From the entries below, list each line with "this".

─── TASK DATA

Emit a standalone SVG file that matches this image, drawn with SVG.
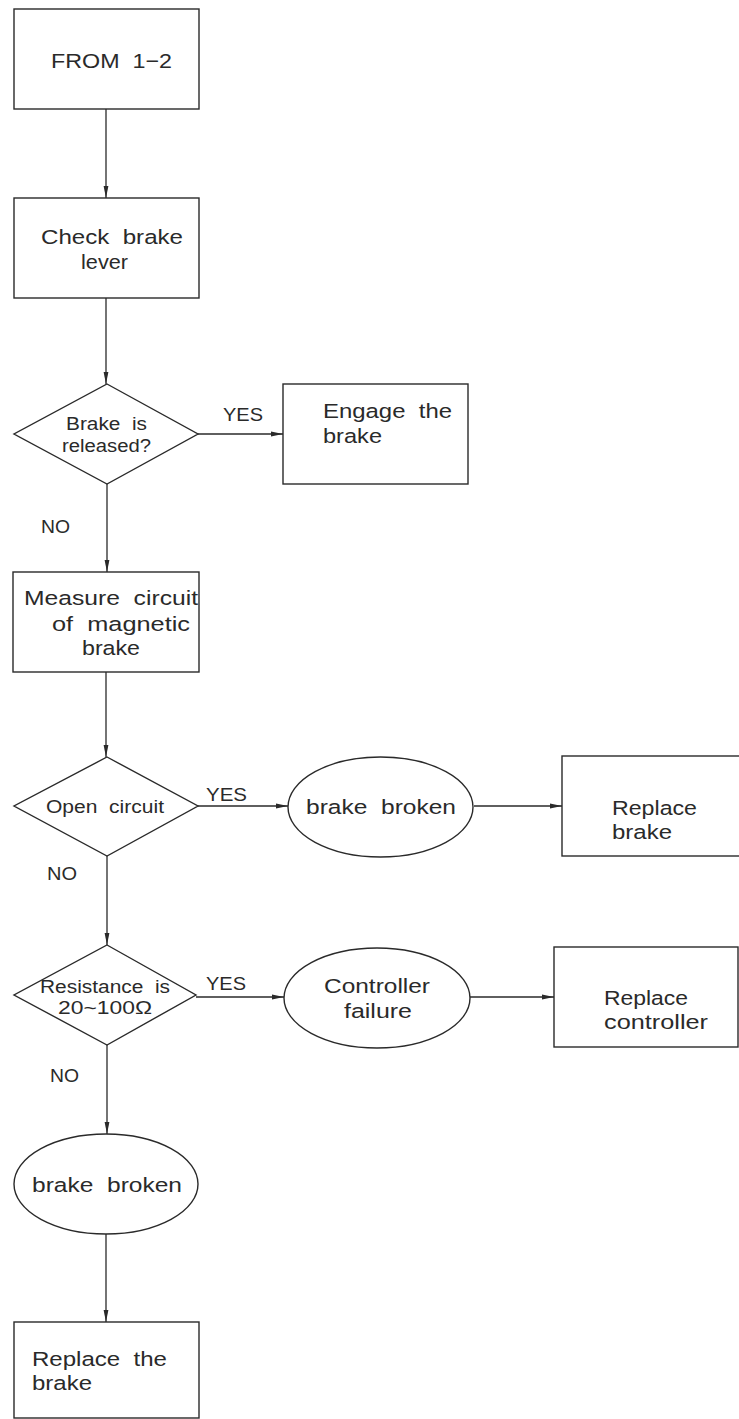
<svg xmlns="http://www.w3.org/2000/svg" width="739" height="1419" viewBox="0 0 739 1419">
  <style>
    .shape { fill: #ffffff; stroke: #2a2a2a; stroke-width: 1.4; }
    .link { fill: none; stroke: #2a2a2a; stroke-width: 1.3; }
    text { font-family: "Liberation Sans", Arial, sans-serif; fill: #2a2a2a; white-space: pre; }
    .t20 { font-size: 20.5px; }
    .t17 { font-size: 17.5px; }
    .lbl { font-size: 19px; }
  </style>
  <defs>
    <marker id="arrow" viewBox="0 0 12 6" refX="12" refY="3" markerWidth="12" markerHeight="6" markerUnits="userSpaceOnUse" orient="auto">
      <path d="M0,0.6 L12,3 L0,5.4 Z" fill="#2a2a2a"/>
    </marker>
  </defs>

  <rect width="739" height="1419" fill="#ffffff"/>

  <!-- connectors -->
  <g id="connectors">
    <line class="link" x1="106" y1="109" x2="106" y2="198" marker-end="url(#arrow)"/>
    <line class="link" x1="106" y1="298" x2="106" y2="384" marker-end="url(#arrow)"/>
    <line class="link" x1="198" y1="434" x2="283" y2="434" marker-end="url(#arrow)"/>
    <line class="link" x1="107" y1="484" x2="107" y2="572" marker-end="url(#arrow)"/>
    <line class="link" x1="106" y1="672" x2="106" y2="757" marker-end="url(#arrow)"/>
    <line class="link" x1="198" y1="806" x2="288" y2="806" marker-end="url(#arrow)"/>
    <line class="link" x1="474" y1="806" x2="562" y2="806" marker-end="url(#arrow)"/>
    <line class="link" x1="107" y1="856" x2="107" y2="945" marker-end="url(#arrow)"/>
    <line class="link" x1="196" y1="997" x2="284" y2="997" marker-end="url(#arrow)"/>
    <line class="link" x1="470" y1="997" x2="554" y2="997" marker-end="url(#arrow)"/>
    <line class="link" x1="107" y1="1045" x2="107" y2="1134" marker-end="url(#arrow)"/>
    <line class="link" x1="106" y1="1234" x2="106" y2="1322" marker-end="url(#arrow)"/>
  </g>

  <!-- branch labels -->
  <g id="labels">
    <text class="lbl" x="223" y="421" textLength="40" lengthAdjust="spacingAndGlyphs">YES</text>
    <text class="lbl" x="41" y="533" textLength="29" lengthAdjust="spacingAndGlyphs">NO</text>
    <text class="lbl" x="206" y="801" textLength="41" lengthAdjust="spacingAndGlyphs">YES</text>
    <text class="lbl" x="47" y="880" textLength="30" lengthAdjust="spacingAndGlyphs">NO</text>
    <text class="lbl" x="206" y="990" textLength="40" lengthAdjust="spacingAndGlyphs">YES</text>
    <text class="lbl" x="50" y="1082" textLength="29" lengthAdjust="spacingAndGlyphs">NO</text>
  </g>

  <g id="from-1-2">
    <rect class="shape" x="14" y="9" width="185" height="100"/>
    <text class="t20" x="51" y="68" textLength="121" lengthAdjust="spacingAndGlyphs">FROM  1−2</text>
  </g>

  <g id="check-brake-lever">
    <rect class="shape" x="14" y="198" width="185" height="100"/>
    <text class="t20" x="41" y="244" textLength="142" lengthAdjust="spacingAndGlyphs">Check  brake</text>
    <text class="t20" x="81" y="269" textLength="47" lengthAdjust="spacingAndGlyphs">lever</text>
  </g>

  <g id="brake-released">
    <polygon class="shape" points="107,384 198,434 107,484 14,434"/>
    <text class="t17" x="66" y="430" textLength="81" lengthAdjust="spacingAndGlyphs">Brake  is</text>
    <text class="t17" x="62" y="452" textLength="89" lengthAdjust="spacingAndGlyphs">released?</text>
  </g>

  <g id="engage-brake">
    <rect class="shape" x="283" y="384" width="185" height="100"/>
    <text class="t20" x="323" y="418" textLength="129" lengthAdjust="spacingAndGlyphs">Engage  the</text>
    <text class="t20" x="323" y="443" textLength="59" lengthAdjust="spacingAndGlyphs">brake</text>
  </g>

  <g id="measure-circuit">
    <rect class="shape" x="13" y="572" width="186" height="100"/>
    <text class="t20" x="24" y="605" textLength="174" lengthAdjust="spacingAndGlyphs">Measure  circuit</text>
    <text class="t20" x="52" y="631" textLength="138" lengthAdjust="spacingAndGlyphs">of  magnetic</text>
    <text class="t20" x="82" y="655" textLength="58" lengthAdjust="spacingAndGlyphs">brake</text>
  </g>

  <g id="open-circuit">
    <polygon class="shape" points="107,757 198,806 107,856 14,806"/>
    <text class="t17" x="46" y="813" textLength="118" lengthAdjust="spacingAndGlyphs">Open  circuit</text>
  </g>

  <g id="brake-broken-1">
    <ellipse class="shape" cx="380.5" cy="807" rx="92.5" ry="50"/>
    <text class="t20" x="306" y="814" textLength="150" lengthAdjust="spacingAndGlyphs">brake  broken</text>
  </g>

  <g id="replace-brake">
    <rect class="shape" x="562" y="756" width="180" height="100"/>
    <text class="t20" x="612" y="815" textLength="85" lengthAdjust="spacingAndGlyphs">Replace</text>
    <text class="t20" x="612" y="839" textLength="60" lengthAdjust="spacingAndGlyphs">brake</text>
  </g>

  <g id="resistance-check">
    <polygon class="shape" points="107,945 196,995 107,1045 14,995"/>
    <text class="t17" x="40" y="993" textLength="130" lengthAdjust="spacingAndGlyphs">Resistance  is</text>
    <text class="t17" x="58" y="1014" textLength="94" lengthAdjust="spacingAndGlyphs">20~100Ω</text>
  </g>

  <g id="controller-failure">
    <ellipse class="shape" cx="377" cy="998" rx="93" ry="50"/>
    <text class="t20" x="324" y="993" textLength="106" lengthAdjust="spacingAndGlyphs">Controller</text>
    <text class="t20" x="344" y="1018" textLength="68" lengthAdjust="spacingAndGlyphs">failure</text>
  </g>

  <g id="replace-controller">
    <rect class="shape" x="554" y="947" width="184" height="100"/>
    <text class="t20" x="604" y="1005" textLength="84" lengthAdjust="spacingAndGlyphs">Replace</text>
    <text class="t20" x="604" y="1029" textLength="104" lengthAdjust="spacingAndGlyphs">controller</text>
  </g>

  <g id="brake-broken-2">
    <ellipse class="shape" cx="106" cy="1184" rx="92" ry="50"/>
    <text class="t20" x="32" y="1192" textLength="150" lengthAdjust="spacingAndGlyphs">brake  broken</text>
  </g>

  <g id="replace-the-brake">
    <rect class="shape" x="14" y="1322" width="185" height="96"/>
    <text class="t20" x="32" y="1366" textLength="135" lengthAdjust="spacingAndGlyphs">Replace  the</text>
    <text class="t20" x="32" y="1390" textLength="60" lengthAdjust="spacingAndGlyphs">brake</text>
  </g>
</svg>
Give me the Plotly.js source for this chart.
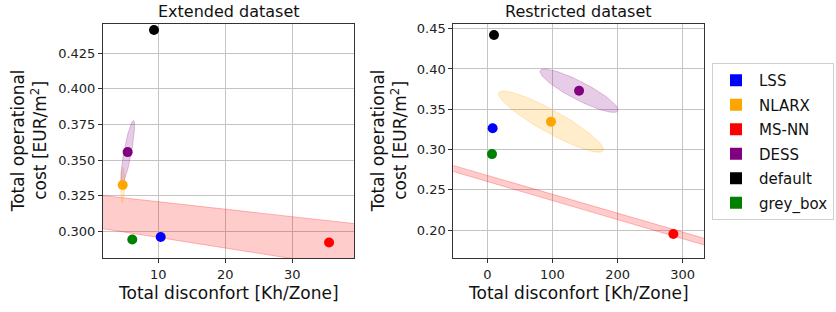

──────

OUTPUT:
Emit a standalone SVG file that matches this image, drawn with SVG.
Give me the Plotly.js source for this chart.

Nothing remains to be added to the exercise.